Which? today warned a two month delay in the introduction of Home Information Packs (HIPs) is not enough and the government may have to go back to the drawing board.

The start date for the controversial packs has been put back to August 1 from June 1, it was announced yesterday.

And initially HIPs, including energy performance certificates, will only be required for four bedroom properties and larger.

Communities and Local Government Secretary Ruth Kelly said she was ‘phasing in’ the new arrangements two months behind schedule as a ‘pragmatic way forward’ which would give ‘clarity to everyone’ about the way ahead.


But Jenny Driscoll, campaigner at Which?, says: ‘The government has given home movers a two-month reprieve. However, it’s clear that this isn’t a genuine desire to improve the HIP but rather an attempt to take the heat off the government!

‘We withdrew support for HIPs last year when government caved in to industry pressure and cobbled together a ‘half- baked HIP’. A two-month stay of execution will not deliver the magic formula to transform this half HIP into the ‘full Monty’.

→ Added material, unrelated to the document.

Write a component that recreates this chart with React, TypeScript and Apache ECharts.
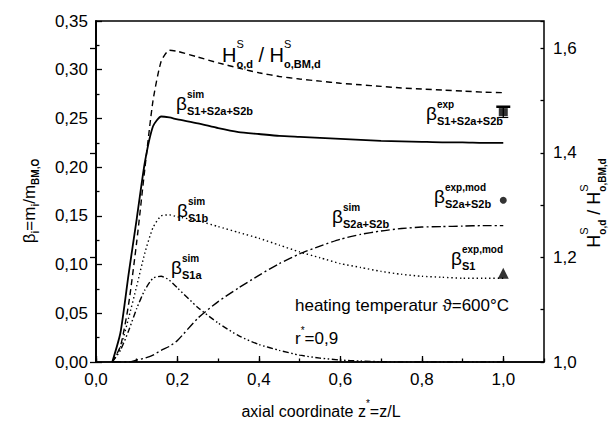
import React, { useEffect, useRef } from "react";
import * as echarts from "echarts";

const FONT = '"Liberation Sans", Arial, Helvetica, sans-serif';

// axial coordinate grid for the simulated curves
const zGrid = [0.04, 0.06, 0.08, 0.10, 0.12, 0.14, 0.16, 0.18, 0.20, 0.25, 0.30, 0.35, 0.40, 0.45, 0.50, 0.55, 0.60, 0.65, 0.70, 0.75, 0.80, 0.85, 0.90, 0.95, 1.00];
const betaTotalSim = [0, 0.030, 0.090, 0.147, 0.205, 0.242, 0.252, 0.251, 0.249, 0.245, 0.240, 0.236, 0.234, 0.232, 0.231, 0.230, 0.229, 0.228, 0.227, 0.2265, 0.226, 0.2255, 0.2255, 0.225, 0.225];
const betaS1bSim = [0, 0.015, 0.045, 0.078, 0.112, 0.138, 0.150, 0.151, 0.149, 0.145, 0.139, 0.133, 0.127, 0.120, 0.113, 0.107, 0.101, 0.097, 0.093, 0.090, 0.088, 0.087, 0.086, 0.086, 0.086];
const betaS1aSim = [0, 0.012, 0.032, 0.055, 0.074, 0.086, 0.088, 0.084, 0.076, 0.056, 0.040, 0.027, 0.018, 0.012, 0.007, 0.004, 0.002, 0.001, 0.0003, 0, 0, 0, 0, 0, 0];
const betaS2Sim = [0, 0, 0, 0.002, 0.004, 0.007, 0.012, 0.016, 0.022, 0.045, 0.062, 0.076, 0.089, 0.101, 0.111, 0.119, 0.126, 0.131, 0.1345, 0.137, 0.1385, 0.139, 0.1395, 0.140, 0.140];
const hRatio = [1.0, 1.03, 1.11, 1.23, 1.37, 1.50, 1.575, 1.596, 1.594, 1.583, 1.572, 1.562, 1.553, 1.546, 1.541, 1.537, 1.533, 1.530, 1.527, 1.524, 1.522, 1.520, 1.518, 1.516, 1.515];

// experimental points
const expZ = [1.0];
const betaTotalExp = [0.2565];
const betaTotalExpErrUp = [0.0055];
const betaTotalExpErrDown = [0.0055];
const betaS2Exp = [0.166];
const betaS1Exp = [0.091];

type Part = { t: string; s: number; dy?: number; keep?: boolean; b?: boolean };

const canvas = typeof document !== "undefined" ? document.createElement("canvas") : null;
const ctx = canvas ? canvas.getContext("2d") : null;
function measure(t: string, s: number, b?: boolean) {
  if (!ctx) return t.length * s * 0.55;
  ctx.font = `${b ? "bold" : "normal"} ${s}px ${FONT}`;
  return ctx.measureText(t).width;
}

function richLabel(x: number, y: number, parts: Part[], rotation = 0, center = false) {
  const kids: any[] = [];
  let cx = 0;
  let keptW = 0;
  for (const p of parts) {
    const w = measure(p.t, p.s, p.b);
    kids.push({
      type: "text",
      x: cx,
      y: p.dy || 0,
      silent: true,
      style: {
        text: p.t,
        fontSize: p.s,
        fontFamily: FONT,
        fontWeight: p.b ? "bold" : "normal",
        fill: "#000",
        align: "left",
        verticalAlign: "middle",
      },
    });
    if (p.keep) {
      keptW = w;
    } else {
      cx += Math.max(w, keptW);
      keptW = 0;
    }
  }
  if (center) kids.forEach((k) => (k.x -= cx / 2));
  return { type: "group", x, y, rotation, silent: true, children: kids };
}

function beta(x: number, y: number, sup: string, sub: string) {
  return richLabel(x, y, [
    { t: "β", s: 19 },
    { t: sup, s: 10, dy: -9, keep: true, b: true },
    { t: sub, s: 11, dy: 8, b: true },
  ]);
}

const comma = (d: number) => (v: number) => v.toFixed(d).replace(".", ",");

export default function App() {
  const ref = useRef<HTMLDivElement>(null);
  useEffect(() => {
    if (!ref.current) return;
    const chart = echarts.init(ref.current, undefined, { renderer: "svg" });
    const axisLine = { show: true, lineStyle: { color: "#000", width: 1.5 } };
    const tickStyle = { color: "#000", width: 1.3 };
    const labelBase = { color: "#000", fontSize: 17, fontFamily: FONT };
    const pairs = (ys: number[]) => zGrid.map((z, i) => [z, ys[i]]);

    chart.setOption({
      animation: false,
      backgroundColor: "#fff",
      grid: {
        left: 96,
        right: 69,
        top: 21,
        bottom: 63,
        show: true,
        borderColor: "#000",
        borderWidth: 1.5,
        containLabel: false,
        outerBoundsMode: "none",
      },
      xAxis: [
        {
          type: "value",
          min: 0,
          max: 1.1,
          interval: 0.2,
          position: "bottom",
          axisLine,
          axisTick: { inside: true, length: 6, lineStyle: tickStyle },
          axisLabel: { ...labelBase, formatter: comma(1), showMaxLabel: false, margin: 9 },
          splitLine: { show: false },
        },
        {
          type: "value",
          min: 0,
          max: 1.1,
          interval: 0.1,
          position: "bottom",
          axisLine: { show: false },
          axisTick: { inside: true, length: 3.5, lineStyle: tickStyle },
          axisLabel: { show: false },
          splitLine: { show: false },
        },
      ],
      yAxis: [
        {
          type: "value",
          min: 0,
          max: 0.35,
          interval: 0.05,
          position: "left",
          axisLine,
          axisTick: { inside: true, length: 6, lineStyle: tickStyle },
          minorTick: { show: true, splitNumber: 2, length: 3.5, lineStyle: tickStyle },
          axisLabel: { ...labelBase, formatter: comma(2), margin: 8 },
          splitLine: { show: false },
        },
        {
          type: "value",
          min: 1.0,
          max: 1.652,
          interval: 0.2,
          position: "right",
          axisLine,
          axisTick: { inside: true, length: 6, lineStyle: tickStyle },
          axisLabel: { ...labelBase, formatter: comma(1), showMaxLabel: false, margin: 9 },
          splitLine: { show: false },
        },
        {
          type: "value",
          min: 1.0,
          max: 1.652,
          interval: 0.1,
          position: "right",
          axisLine: { show: false },
          axisTick: { inside: true, length: 3.5, lineStyle: tickStyle },
          axisLabel: { show: false },
          splitLine: { show: false },
        },
      ],
      series: [
        {
          type: "line",
          name: "total sim",
          data: pairs(betaTotalSim),
          showSymbol: false,
          smooth: 0.2,
          lineStyle: { color: "#000", width: 1.8, type: "solid" },
        },
        {
          type: "line",
          name: "S1b sim",
          data: pairs(betaS1bSim),
          showSymbol: false,
          smooth: 0.2,
          lineStyle: { color: "#000", width: 1.4, type: [1.4, 2.8] },
        },
        {
          type: "line",
          name: "S1a sim",
          data: pairs(betaS1aSim),
          showSymbol: false,
          smooth: 0.2,
          lineStyle: { color: "#000", width: 1.4, type: [6, 2.5, 1.5, 2.5, 1.5, 2.5] },
        },
        {
          type: "line",
          name: "S2 sim",
          data: pairs(betaS2Sim),
          showSymbol: false,
          smooth: 0.2,
          lineStyle: { color: "#000", width: 1.4, type: [9, 3, 2, 3] },
        },
        {
          type: "line",
          name: "H ratio",
          yAxisIndex: 1,
          data: pairs(hRatio),
          showSymbol: false,
          smooth: 0.2,
          lineStyle: { color: "#000", width: 1.4, type: [6, 4] },
        },
        {
          type: "custom",
          name: "total exp err",
          clip: false,
          data: expZ.map((z, i) => [z, betaTotalExp[i], betaTotalExpErrUp[i], betaTotalExpErrDown[i]]),
          encode: { x: 0, y: 1 },
          renderItem: (params: any, api: any) => {
            const x = api.value(0);
            const v = api.value(1);
            const top = api.coord([x, v + api.value(2)]);
            const bot = api.coord([x, v - api.value(3)]);
            return {
              type: "group",
              children: [
                { type: "line", shape: { x1: top[0], y1: top[1], x2: bot[0], y2: bot[1] }, style: { stroke: "#000", lineWidth: 1.3 } },
                { type: "line", shape: { x1: top[0] - 7, y1: top[1], x2: top[0] + 7, y2: top[1] }, style: { stroke: "#000", lineWidth: 2.5 } },
                { type: "line", shape: { x1: bot[0] - 5, y1: bot[1], x2: bot[0] + 5, y2: bot[1] }, style: { stroke: "#000", lineWidth: 1.2 } },
              ],
            };
          },
        },
        {
          type: "scatter",
          name: "total exp",
          data: expZ.map((z, i) => [z, betaTotalExp[i]]),
          symbol: "rect",
          symbolSize: [9, 8],
          itemStyle: { color: "#000" },
          clip: false,
        },
        {
          type: "scatter",
          name: "S2 exp",
          data: expZ.map((z, i) => [z, betaS2Exp[i]]),
          symbol: "circle",
          symbolSize: 7,
          itemStyle: { color: "#000" },
        },
        {
          type: "scatter",
          name: "S1 exp",
          data: expZ.map((z, i) => [z, betaS1Exp[i]]),
          symbol: "triangle",
          symbolSize: 11,
          itemStyle: { color: "#000" },
        },
      ],
      graphic: [
        // axis titles
        richLabel(321, 411, [
          { t: "axial coordinate z", s: 16 },
          { t: "*", s: 10, dy: -8 },
          { t: "=z/L", s: 16 },
        ], 0, true),
        richLabel(29, 201, [
          { t: "β", s: 17 },
          { t: "i", s: 10, dy: 6, b: true },
          { t: "=m", s: 17 },
          { t: "i", s: 10, dy: 6, b: true },
          { t: "/m", s: 17 },
          { t: "BM,O", s: 10, dy: 6, b: true },
        ], Math.PI / 2, true),
        richLabel(594, 203, [
          { t: "H", s: 18 },
          { t: "S", s: 11, dy: -10, keep: true },
          { t: "o,d", s: 10, dy: 8, b: true },
          { t: " / ", s: 18 },
          { t: "H", s: 18 },
          { t: "S", s: 11, dy: -10, keep: true },
          { t: "o,BM,d", s: 10, dy: 8, b: true },
        ], Math.PI / 2, true),
        // curve annotations
        richLabel(222, 55, [
          { t: "H", s: 20 },
          { t: "S", s: 11, dy: -11, keep: true },
          { t: "o,d", s: 11, dy: 9, b: true },
          { t: " / ", s: 20 },
          { t: "H", s: 20 },
          { t: "S", s: 11, dy: -11, keep: true },
          { t: "o,BM,d", s: 11, dy: 9, b: true },
        ]),
        beta(176, 103, "sim", "S1+S2a+S2b"),
        beta(426, 113, "exp", "S1+S2a+S2b"),
        beta(434, 196, "exp,mod", "S2a+S2b"),
        beta(451, 258, "exp,mod", "S1"),
        beta(177, 210, "sim", "S1b"),
        beta(171, 267, "sim", "S1a"),
        beta(332, 216, "sim", "S2a+S2b"),
        richLabel(295, 305, [{ t: "heating temperatur ϑ=600°C", s: 17 }]),
        richLabel(295, 338, [
          { t: "r", s: 17 },
          { t: "*", s: 10, dy: -8 },
          { t: "=0,9", s: 17 },
        ]),
      ],
    });
    return () => chart.dispose();
  }, []);
  return (
    <div
      ref={ref}
      style={{ position: "fixed", left: 0, top: 0, width: 613, height: 425, background: "#fff" }}
    />
  );
}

‘The original intention was to radically improve home buying and selling in the UK and stop one in four sales falling through. This can only be done with a lengthy delay – certainly not a couple of months – and may even mean going back to the drawing board.’

Ms Kelly also disclosed that only about 520 assessors would have been fully accredited to do the job by June 1, when at least 2,000 were needed.

She said: ‘We will extend to smaller properties as rapidly as possible – as sufficient energy assessors become ready to work.’

Legal challenge

The announcement came after a legal challenge to HIPs from the Royal Institution of Chartered Surveyors and fierce Tory opposition.

Ms Kelly said the RICs challenge focused on the energy performance certificates (EPCs), rather than the HIPs themselves.

On Wednesday last week, the judge issued an interim order which would have effectively prevented the introduction of EPCs on June 1, while the case was being considered.

After talks with RICs, the two sides had reached ‘a pragmatic way forward that gives certainty and allows us to get on with implementation’.

The Government would withdraw the regulations introducing HIPs next month and bring in revised arrangements.

Ms Kelly said the Government remained committed to HIPs, and as a transitional measure, until the end of the year, people would be allowed to market their properties as soon as they had commissioned a pack.

EPCs could be up to 12 months old when the property was put up for sale – extending the current three-month limit.